As a college junior chosen after the 10th round — where teams will be hard-pressed to stretch their bonus pool money — Cantleberry has a decision to make. He has the opportunity to return to Missouri and further improve upon his numbers, likely raising his stock into the Top 10 rounds and earning himself some more money. However, he runs the risk of having a down year, likely scaring teams away with the fear of being a one-hit wonder. It will all depend on how much the Dodgers want him, and whether or not they’re able to get a little bit of their pool money back from the early rounds.

If Cantleberry does decide to stay with LA, he’ll likely face a few years in the low minors. He has a good fastball that sits in the low 90s and a changeup that flashes plus potential. However, he can’t be counted on as a starter if he doesn’t develop a consistent third pitch, which will likely be the focus of those first few development years.
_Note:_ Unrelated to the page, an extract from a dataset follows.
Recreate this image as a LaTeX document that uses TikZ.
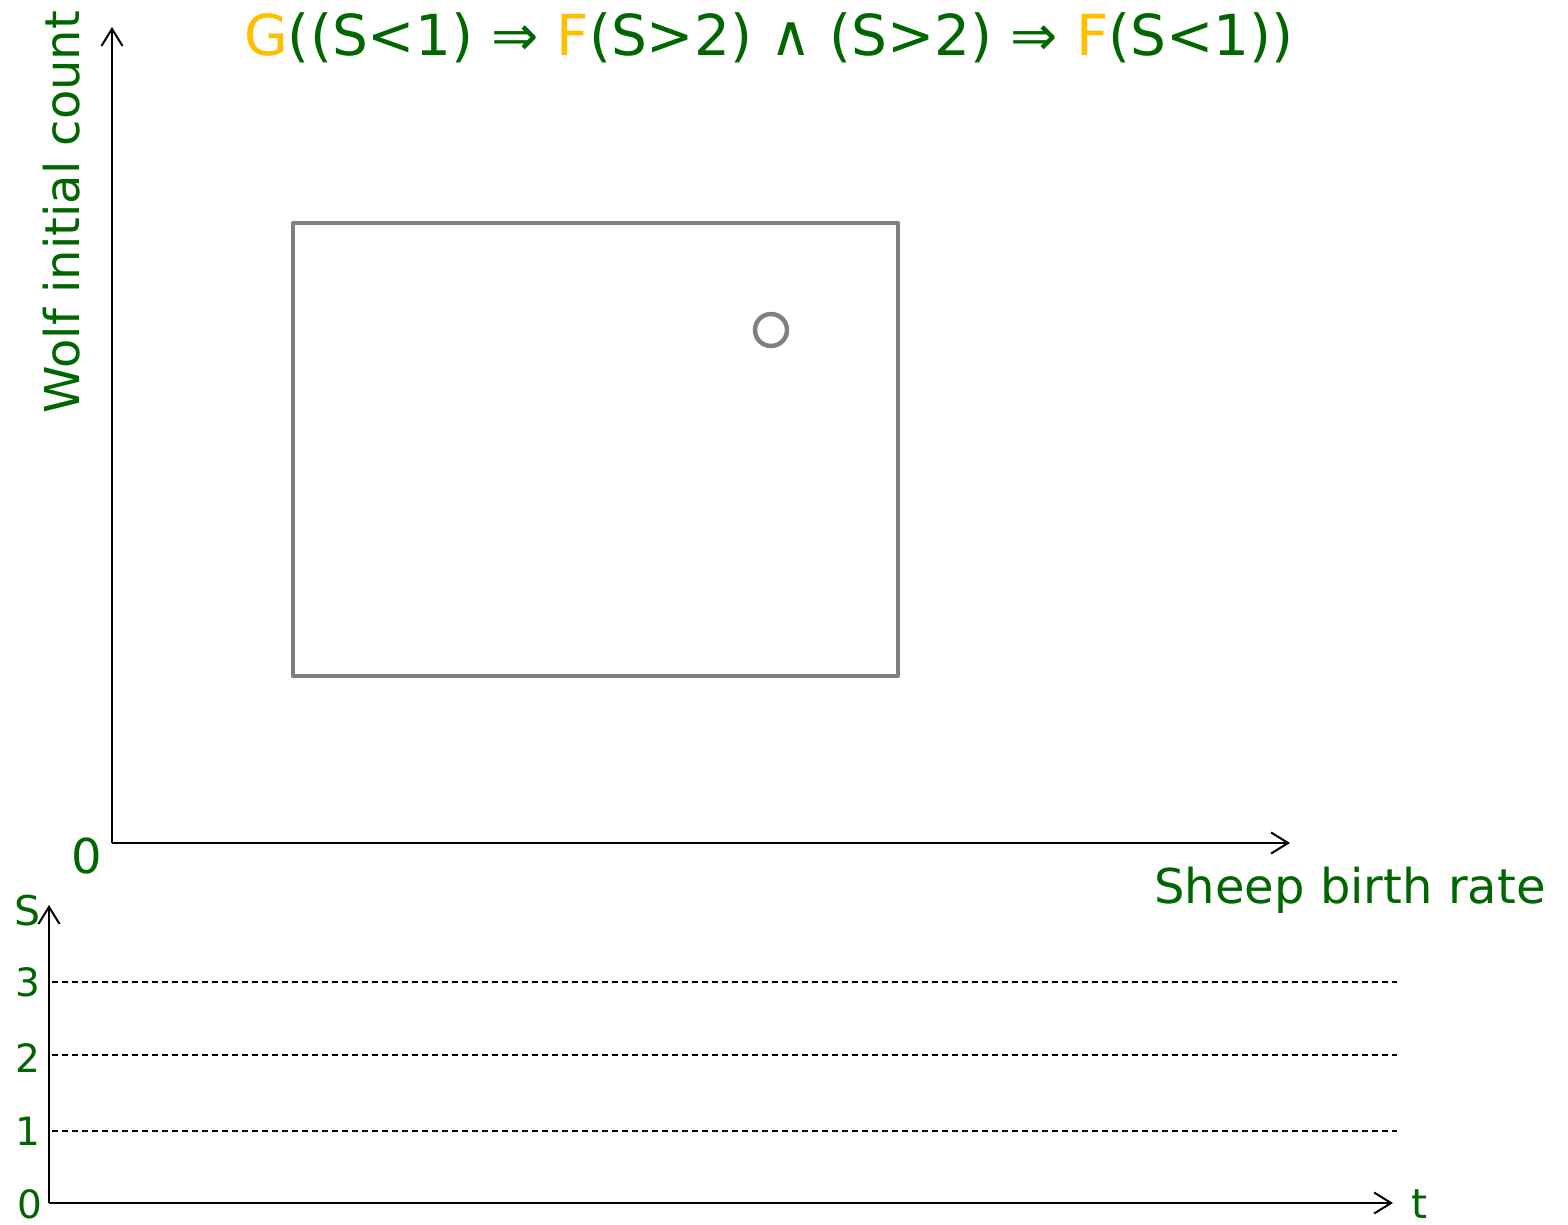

Cantleberry’s career trajectory suggests he’s coming into his ability as he gets older, so it will be up to him to decide whether or not he’s willing to gamble on himself in one more year at Mizzou or take the money and go to work in one of baseball’s best franchises.

Chris Cornelius

Notable Numbers: Started all 55 games in the 2019 season, posting a career-best .326/.385/.471 slash line; career-highs in home runs, walks, total bases, extra base hits, and isolated slugging percentage in 2019

Outlook: The Vianney product is another example of a player who has steadily improved throughout his college career, turning himself into a light-hitting middle infielder to one of the Tigers’ most consistent bats in a lineup that often hurt for offense. Steve Bieser has clearly been a good influence on him.

Cornelius’ college stats don’t exactly stand out, but he’s sure-handed with the glove and has shown some untapped power potential and on-base ability. He’s not as much of a threat on the bases as you may want to see from a middle-infielder, so he’ll need to continue developing his hit and power tools to really solidify his spot in the Phillies organization. The other thing to follow is his position, which will likely need to change. While shortstop has long been a defense-first position, the times have changed — many of the league’s best shortstops are now do-it-all players who provide either big power or elite on-base skill to match stellar defense. Cornelius’ size and tools suggest he is probably a second baseman in the upper minor leagues unless he’s able to really unleash his power stroke.

Like Cantleberry, Cornelius has the option to return to school for one more year and could choose to spend another year learning under Bieser. After the 10th round of the draft, it’s pretty much a crapshoot at who can stick in the majors, but Cornelius can look to his hometown team if he wants some future inspiration — Cardinal shortstop Paul DeJong was an unheralded prospect without any elite tools, yet has morphed into one of the league’s five best shortstops. Whether or not Cornelius begins his professional journey this year or next will come down, once again, to how much he wants to bet on himself in a potential senior year in Columbia.

Cameron Dulle

Notable Numbers: 1.43 ERA in 37.2 innings pitched in 2019; 0 home runs allowed, wild pitches or hit batters in his senior season

Outlook: First things first — and I know many of you will either not care or be loathe to hear this sort of commentary — but this has to feel extra cool for Dulle, assuming he’s a Cardinals fan. This is the sort of thing every young ballplayer dreams about growing up, but in a city completely focused on the Cardinals for the past 50 years, it takes on special significance to young St. Louisans. Not to mention, he’s an alumnus of one of the recent St. Louis sports heroes. Big summer for the Oakville crowd!

Now, to be honest, I padded the front of this preview with positivity because there’s not much to say about Dulle. He’s a very good reliever, and very good relievers tend to be fast risers in the minor leagues... but he’s also a 30th round pick, meaning his chances of making it to the bigs are low. That is by no means a condemnation of his game. It’s just that late-round picks are all a roll of the dice... you just have to hope he hits.